Jesus is no stranger to the accusations he seems to be authorizing us to make. Back in Matthew 11, when accused by some fellow Jews of the sin of keeping unclean company, Jesus exposes their hypocrisy by saying, “John came neither eating nor drinking, and they say, ‘He has a demon’; the Son of Man came eating and drinking, and they say, ‘Look, a glutton and a drunkard, a friend of tax collectors and sinners!’” (Matthew 11:18-19) What does that say about the company Jesus keeps?
In chapter 12, Matthew quotes Isaiah who identifies the Son of Man as the one who “will proclaim justice to the Gentiles,” and “in [whose] name the Gentiles will hope.” (Matthew 12:18d, 21) What does that say about Jesus’ opinion of non-Jews?
I hear Jesus saying that when someone contributes to the community’s suffering, and when that person refuses to accept his or her share of the responsibility, the members of the church are to act, yes. But first and foremost, they are to remember who they are. They are followers of Jesus. And Jesus treats Gentiles and tax collectors as human beings worthy of patience, compassion, and love. Indeed, he welcomes them as neighbors for whom grace is all the more important.
 “Those who are well have no need of a physician,” says Jesus in Matthew 9, “but those who are sick. Go and learn what this means,” he says, “‘I desire mercy, not sacrifice.’ For I have come to call not the righteous but sinners.’” (Matthew 9:12-13)
Jesus is challenging us not to cast each other away during times of struggle, but to embrace, to love, and to forgive all the more fervently, to listen and to speak to each other all the more honestly.
Forgive as you are forgiven. Love as you are loved. These teachings are synonyms. Our experience of and our witness to the Gospel depends on our willingness to set loose our forgiveness-hindering egos, and to bind ourselves together in love.
As for those last two verses: I admit my skepticism that God’s criteria for action is agreement between two people. That sets bar too low. You can find two people to agree on most anything, whether it’s destroying nuclear arsenals or using them. Two-person agreement reduces the question to a matter of which god do any two people believe in – one of violence and vengeful conquest, one of peace and reconciliation, one of distance and indifference, or no god at all? I honestly believe that the God revealed in Jesus is characterized by grace, peace, justice, relationship, and reconciliation. And right now, I can find more than two people who agree on that. So why doesn’t God seem to be making it happen?
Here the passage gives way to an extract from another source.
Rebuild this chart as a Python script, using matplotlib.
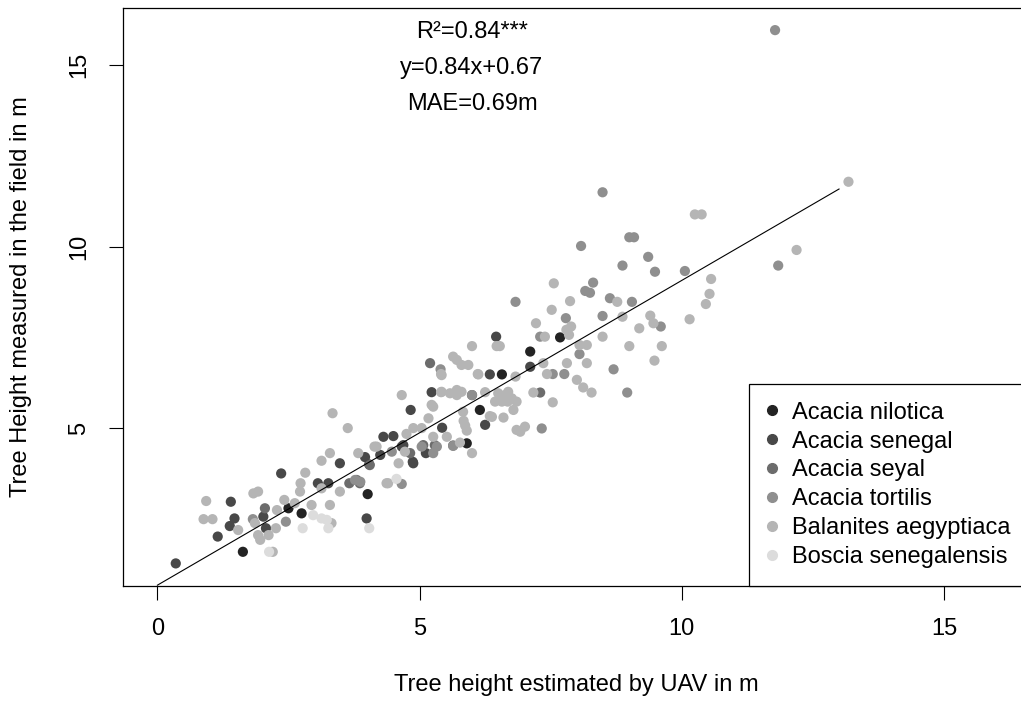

Who am I to say that God isn’t doing that? And if I’m blind to God’s gracious activity in the world, in spite of all that is and appears to be broken, that means I have something to confess. I have to confess that, in spite of what I profess to believe about God, if someone puts more power and wealth in my hands than my human heart and mind can handle, I just might follow that god. I am as vulnerable to greed and selfishness as anyone else. How about you?
Thanks be to God, though. The Gospel remains very consistent with its proclamation of grace, a gift which is, at every moment, offered to Jews and Gentiles alike, to the destitute and tax collectors, to sinners and saints, to the just and the unjust.
Like it or not, we’re in this together. And wherever we are, whoever we are, God is always here, always among us.